_Task to carry out_
Copy all lines below exactly as written. Leave pictures out.

_Recorded information_
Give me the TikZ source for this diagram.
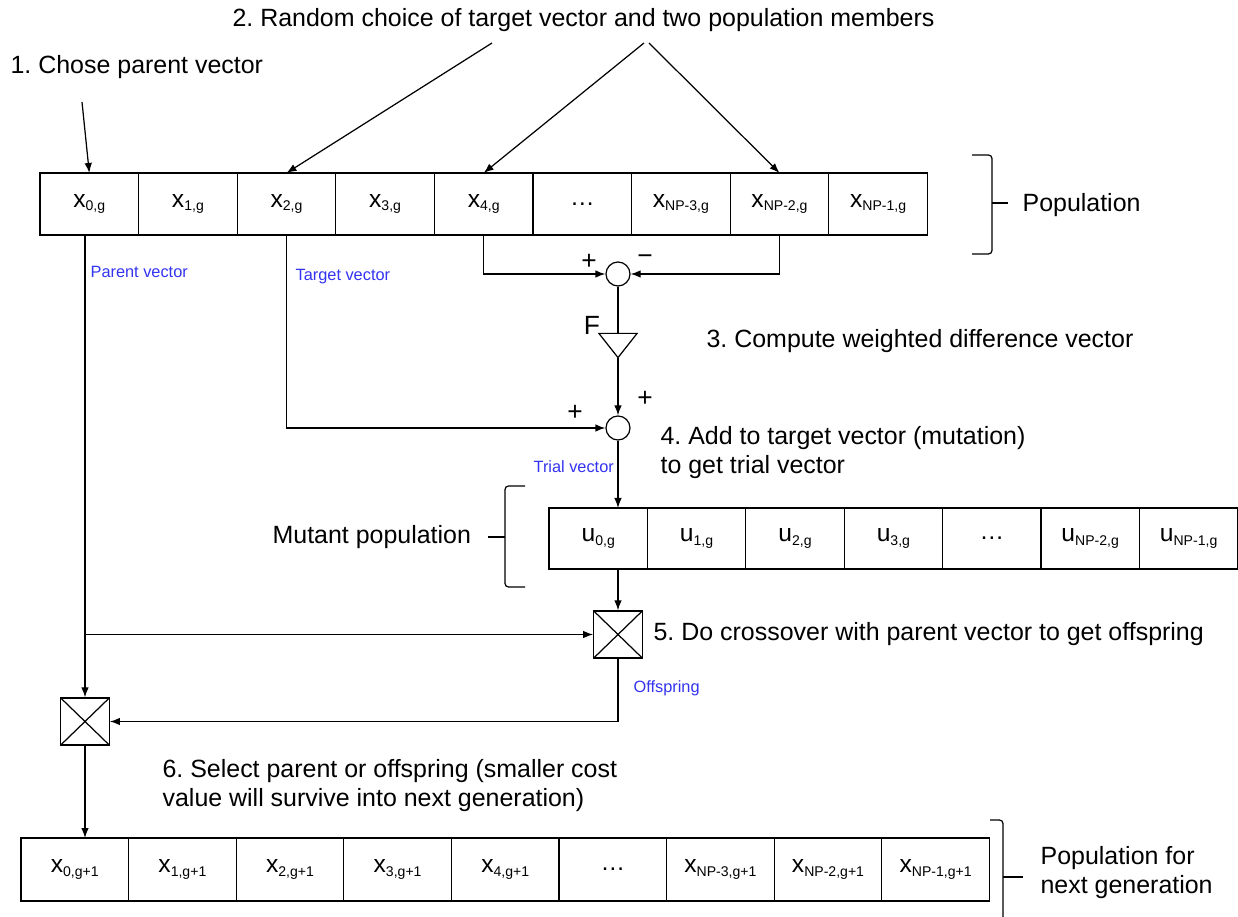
\documentclass[tikz,border=0pt]{standalone}
\usepackage{fontspec}
\setmainfont{Liberation Sans}
\usetikzlibrary{arrows.meta,positioning}
\definecolor{tagblue}{RGB}{51,51,240}
\newcommand{\vsub}[2]{#1\raisebox{-0.3ex}{\fontsize{8}{10}\selectfont #2}}
\frenchspacing

\begin{document}
\begin{tikzpicture}
  [>={Latex[length=2mm,width=1.5mm]}, line width=0.7pt, node distance=0pt,
   popcell/.style={rectangle,draw,outer sep=0pt,inner sep=0pt,minimum width=1.972cm,minimum height=1.24cm,font=\fontsize{14}{16}\selectfont},
   mutcell/.style={popcell,minimum width=1.968cm,minimum height=1.22cm},
   nextcell/.style={popcell,minimum width=2.152cm,minimum height=1.26cm},
   sumpt/.style={circle,draw,inner sep=0pt,minimum size=0.48cm},
   xover/.style={rectangle,draw,inner sep=0pt,minimum width=0.97cm,minimum height=0.94cm,
     path picture={\draw (path picture bounding box.south west) -- (path picture bounding box.north east)
       (path picture bounding box.north west) -- (path picture bounding box.south east);}},
   gain/.style={inner sep=0pt,minimum width=0.74cm,minimum height=0.46cm},
   steptext/.style={inner sep=0pt,anchor=west,align=left,font=\fontsize{14.2}{16.5}\selectfont},
   tag/.style={inner sep=0pt,anchor=west,text=tagblue,font=\fontsize{9.3}{11}\selectfont},
   sign/.style={inner sep=0pt,font=\fontsize{15}{16}\selectfont}]
  \useasboundingbox (0,0) rectangle (24.76,-18.34);
  % population
  \node[popcell] (x0) at (1.786,-4.08) {\vsub{x}{0,g}};
  \node[popcell] (x1) [right=of x0] {\vsub{x}{1,g}};
  \node[popcell] (x2) [right=of x1] {\vsub{x}{2,g}};
  \node[popcell] (x3) [right=of x2] {\vsub{x}{3,g}};
  \node[popcell] (x4) [right=of x3] {\vsub{x}{4,g}};
  \node[popcell] (xdots) [right=of x4] {\dots};
  \node[popcell] (xn3) [right=of xdots] {\vsub{x}{NP-3,g}};
  \node[popcell] (xn2) [right=of xn3] {\vsub{x}{NP-2,g}};
  \node[popcell] (xn1) [right=of xn2] {\vsub{x}{NP-1,g}};
  % mutant population
  \node[mutcell] (u0) at (11.964,-10.77) {\vsub{u}{0,g}};
  \node[mutcell] (u1) [right=of u0] {\vsub{u}{1,g}};
  \node[mutcell] (u2) [right=of u1] {\vsub{u}{2,g}};
  \node[mutcell] (u3) [right=of u2] {\vsub{u}{3,g}};
  \node[mutcell] (udots) [right=of u3] {\dots};
  \node[mutcell] (un2) [right=of udots] {\vsub{u}{NP-2,g}};
  \node[mutcell] (un1) [right=of un2] {\vsub{u}{NP-1,g}};
  % next generation
  \node[nextcell] (n0) at (1.496,-17.39) {\vsub{x}{0,g+1}};
  \node[nextcell] (n1) [right=of n0] {\vsub{x}{1,g+1}};
  \node[nextcell] (n2) [right=of n1] {\vsub{x}{2,g+1}};
  \node[nextcell] (n3) [right=of n2] {\vsub{x}{3,g+1}};
  \node[nextcell] (n4) [right=of n3] {\vsub{x}{4,g+1}};
  \node[nextcell] (ndots) [right=of n4] {\dots};
  \node[nextcell] (nn3) [right=of ndots] {\vsub{x}{NP-3,g+1}};
  \node[nextcell] (nn2) [right=of nn3] {\vsub{x}{NP-2,g+1}};
  \node[nextcell] (nn1) [right=of nn2] {\vsub{x}{NP-1,g+1}};
  % operators
  \node[sumpt] (sum1) at (12.36,-5.48) {};
  \node[gain] (amp) at (12.36,-6.91) {};
  \draw (amp.north west) -- (amp.north east) -- (amp.south) -- cycle;
  \node[sumpt] (sum2) at (12.36,-8.56) {};
  \node[xover] (xover1) at (12.36,-12.69) {};
  \node[xover] (xover2) at (1.70,-14.43) {};
  % step texts
  \node[steptext] (step1) at (0.2,-1.34) {1. Chose parent vector};
  \node[steptext] (step2) at (4.64,-0.40) {2. Random choice of target vector and two population members};
  \node[steptext] (step3) at (14.12,-6.82) {3. Compute weighted difference vector};
  \node[steptext] (step4) at (13.2,-9.05) {4. Add to target vector (mutation)\\to get trial vector};
  \node[steptext] (step5) at (13.06,-12.68) {5. Do crossover with parent vector to get offspring};
  \node[steptext] (step6) at (3.24,-15.72) {6. Select parent or offspring (smaller cost\\value will survive into next generation)};
  \node[steptext] (poplbl) at (20.44,-4.10) {Population};
  \node[steptext] (mutlbl) at (5.44,-10.74) {Mutant population};
  \node[steptext] (nextlbl) at (20.8,-17.45) {Population for\\next generation};
  \node[sign] (plus1) at (11.78,-5.24) {+};
  \node[sign] (minus1) at (12.9,-5.2) {−};
  \node[sign] (plus2) at (12.9,-7.98) {+};
  \node[sign] (plus3) at (11.5,-8.26) {+};
  \node[sign] (flbl) at (11.84,-6.5) {F};
  \node[tag] (tparent) at (1.8,-5.44) {Parent vector};
  \node[tag] (ttarget) at (5.9,-5.54) {Target vector};
  \node[tag] (ttrial) at (10.66,-9.34) {Trial vector};
  \node[tag] (toff) at (12.66,-13.76) {Offspring};
  % braces
  \draw[rounded corners=2pt] (19.44,-3.10) -- (19.84,-3.10) -- (19.84,-5.08) -- (19.44,-5.08);
  \draw (19.84,-4.06) -- (20.16,-4.06);
  \draw[rounded corners=2pt] (10.50,-9.72) -- (10.10,-9.72) -- (10.10,-11.74) -- (10.50,-11.74);
  \draw (10.10,-10.74) -- (9.76,-10.74);
  \draw[rounded corners=2pt] (19.80,-16.40) -- (20.06,-16.40) -- (20.06,-18.6);
  \draw (20.06,-17.54) -- (20.46,-17.54);
  % choice arrows
  \coordinate (s1) at (1.64,-2.04);
  \coordinate (s2) at (9.84,-0.86);
  \coordinate (s3) at (12.88,-0.86);
  \coordinate (s4) at (12.98,-0.86);
  \draw [->] (s1) -- (x0.north);
  \draw [->] (s2) -- (x2.north);
  \draw [->] (s3) -- (x4.north);
  \draw [->] (s4) -- (xn2.north);
  % difference and mutation
  \draw [->] (x4.south) |- (sum1.west);
  \draw [->] (xn2.south) |- (sum1.east);
  \draw (sum1.south) -- (amp.north);
  \draw [->] (amp.south) -- (sum2.north);
  \draw [->] (x2.south) |- (sum2.west);
  \draw [->] (sum2.south) -- (sum2.south |- u0.north);
  % crossover and selection
  \draw [->] (xover1 |- u0.south) -- (xover1.north);
  \draw [->] (xover2 |- x0.south) -- (xover2.north);
  \draw [->] (xover2 |- xover1.west) -- (xover1.west);
  \draw [->] (xover1.south) |- (xover2.east);
  \draw [->] (xover2.south) -- (xover2 |- n0.north);
\end{tikzpicture}
\end{document}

_Answer for this exercise_
Give me the TikZ source for this diagram.
\documentclass[tikz,border=0pt]{standalone}
\usepackage{fontspec}
\setmainfont{Liberation Sans}
\usetikzlibrary{arrows.meta,positioning}
\definecolor{tagblue}{RGB}{51,51,240}
\newcommand{\vsub}[2]{#1\raisebox{-0.3ex}{\fontsize{8}{10}\selectfont #2}}
\frenchspacing

\begin{document}
\begin{tikzpicture}
  [>={Latex[length=2mm,width=1.5mm]}, line width=0.7pt, node distance=0pt,
   popcell/.style={rectangle,draw,outer sep=0pt,inner sep=0pt,minimum width=1.972cm,minimum height=1.24cm,font=\fontsize{14}{16}\selectfont},
   mutcell/.style={popcell,minimum width=1.968cm,minimum height=1.22cm},
   nextcell/.style={popcell,minimum width=2.152cm,minimum height=1.26cm},
   sumpt/.style={circle,draw,inner sep=0pt,minimum size=0.48cm},
   xover/.style={rectangle,draw,inner sep=0pt,minimum width=0.97cm,minimum height=0.94cm,
     path picture={\draw (path picture bounding box.south west) -- (path picture bounding box.north east)
       (path picture bounding box.north west) -- (path picture bounding box.south east);}},
   gain/.style={inner sep=0pt,minimum width=0.74cm,minimum height=0.46cm},
   steptext/.style={inner sep=0pt,anchor=west,align=left,font=\fontsize{14.2}{16.5}\selectfont},
   tag/.style={inner sep=0pt,anchor=west,text=tagblue,font=\fontsize{9.3}{11}\selectfont},
   sign/.style={inner sep=0pt,font=\fontsize{15}{16}\selectfont}]
  \useasboundingbox (0,0) rectangle (24.76,-18.34);
  % population
  \node[popcell] (x0) at (1.786,-4.08) {\vsub{x}{0,g}};
  \node[popcell] (x1) [right=of x0] {\vsub{x}{1,g}};
  \node[popcell] (x2) [right=of x1] {\vsub{x}{2,g}};
  \node[popcell] (x3) [right=of x2] {\vsub{x}{3,g}};
  \node[popcell] (x4) [right=of x3] {\vsub{x}{4,g}};
  \node[popcell] (xdots) [right=of x4] {\dots};
  \node[popcell] (xn3) [right=of xdots] {\vsub{x}{NP-3,g}};
  \node[popcell] (xn2) [right=of xn3] {\vsub{x}{NP-2,g}};
  \node[popcell] (xn1) [right=of xn2] {\vsub{x}{NP-1,g}};
  % mutant population
  \node[mutcell] (u0) at (11.964,-10.77) {\vsub{u}{0,g}};
  \node[mutcell] (u1) [right=of u0] {\vsub{u}{1,g}};
  \node[mutcell] (u2) [right=of u1] {\vsub{u}{2,g}};
  \node[mutcell] (u3) [right=of u2] {\vsub{u}{3,g}};
  \node[mutcell] (udots) [right=of u3] {\dots};
  \node[mutcell] (un2) [right=of udots] {\vsub{u}{NP-2,g}};
  \node[mutcell] (un1) [right=of un2] {\vsub{u}{NP-1,g}};
  % next generation
  \node[nextcell] (n0) at (1.496,-17.39) {\vsub{x}{0,g+1}};
  \node[nextcell] (n1) [right=of n0] {\vsub{x}{1,g+1}};
  \node[nextcell] (n2) [right=of n1] {\vsub{x}{2,g+1}};
  \node[nextcell] (n3) [right=of n2] {\vsub{x}{3,g+1}};
  \node[nextcell] (n4) [right=of n3] {\vsub{x}{4,g+1}};
  \node[nextcell] (ndots) [right=of n4] {\dots};
  \node[nextcell] (nn3) [right=of ndots] {\vsub{x}{NP-3,g+1}};
  \node[nextcell] (nn2) [right=of nn3] {\vsub{x}{NP-2,g+1}};
  \node[nextcell] (nn1) [right=of nn2] {\vsub{x}{NP-1,g+1}};
  % operators
  \node[sumpt] (sum1) at (12.36,-5.48) {};
  \node[gain] (amp) at (12.36,-6.91) {};
  \draw (amp.north west) -- (amp.north east) -- (amp.south) -- cycle;
  \node[sumpt] (sum2) at (12.36,-8.56) {};
  \node[xover] (xover1) at (12.36,-12.69) {};
  \node[xover] (xover2) at (1.70,-14.43) {};
  % step texts
  \node[steptext] (step1) at (0.2,-1.34) {1. Chose parent vector};
  \node[steptext] (step2) at (4.64,-0.40) {2. Random choice of target vector and two population members};
  \node[steptext] (step3) at (14.12,-6.82) {3. Compute weighted difference vector};
  \node[steptext] (step4) at (13.2,-9.05) {4. Add to target vector (mutation)\\to get trial vector};
  \node[steptext] (step5) at (13.06,-12.68) {5. Do crossover with parent vector to get offspring};
  \node[steptext] (step6) at (3.24,-15.72) {6. Select parent or offspring (smaller cost\\value will survive into next generation)};
  \node[steptext] (poplbl) at (20.44,-4.10) {Population};
  \node[steptext] (mutlbl) at (5.44,-10.74) {Mutant population};
  \node[steptext] (nextlbl) at (20.8,-17.45) {Population for\\next generation};
  \node[sign] (plus1) at (11.78,-5.24) {+};
  \node[sign] (minus1) at (12.9,-5.2) {−};
  \node[sign] (plus2) at (12.9,-7.98) {+};
  \node[sign] (plus3) at (11.5,-8.26) {+};
  \node[sign] (flbl) at (11.84,-6.5) {F};
  \node[tag] (tparent) at (1.8,-5.44) {Parent vector};
  \node[tag] (ttarget) at (5.9,-5.54) {Target vector};
  \node[tag] (ttrial) at (10.66,-9.34) {Trial vector};
  \node[tag] (toff) at (12.66,-13.76) {Offspring};
  % braces
  \draw[rounded corners=2pt] (19.44,-3.10) -- (19.84,-3.10) -- (19.84,-5.08) -- (19.44,-5.08);
  \draw (19.84,-4.06) -- (20.16,-4.06);
  \draw[rounded corners=2pt] (10.50,-9.72) -- (10.10,-9.72) -- (10.10,-11.74) -- (10.50,-11.74);
  \draw (10.10,-10.74) -- (9.76,-10.74);
  \draw[rounded corners=2pt] (19.80,-16.40) -- (20.06,-16.40) -- (20.06,-18.6);
  \draw (20.06,-17.54) -- (20.46,-17.54);
  % choice arrows
  \coordinate (s1) at (1.64,-2.04);
  \coordinate (s2) at (9.84,-0.86);
  \coordinate (s3) at (12.88,-0.86);
  \coordinate (s4) at (12.98,-0.86);
  \draw [->] (s1) -- (x0.north);
  \draw [->] (s2) -- (x2.north);
  \draw [->] (s3) -- (x4.north);
  \draw [->] (s4) -- (xn2.north);
  % difference and mutation
  \draw [->] (x4.south) |- (sum1.west);
  \draw [->] (xn2.south) |- (sum1.east);
  \draw (sum1.south) -- (amp.north);
  \draw [->] (amp.south) -- (sum2.north);
  \draw [->] (x2.south) |- (sum2.west);
  \draw [->] (sum2.south) -- (sum2.south |- u0.north);
  % crossover and selection
  \draw [->] (xover1 |- u0.south) -- (xover1.north);
  \draw [->] (xover2 |- x0.south) -- (xover2.north);
  \draw [->] (xover2 |- xover1.west) -- (xover1.west);
  \draw [->] (xover1.south) |- (xover2.east);
  \draw [->] (xover2.south) -- (xover2 |- n0.north);
\end{tikzpicture}
\end{document}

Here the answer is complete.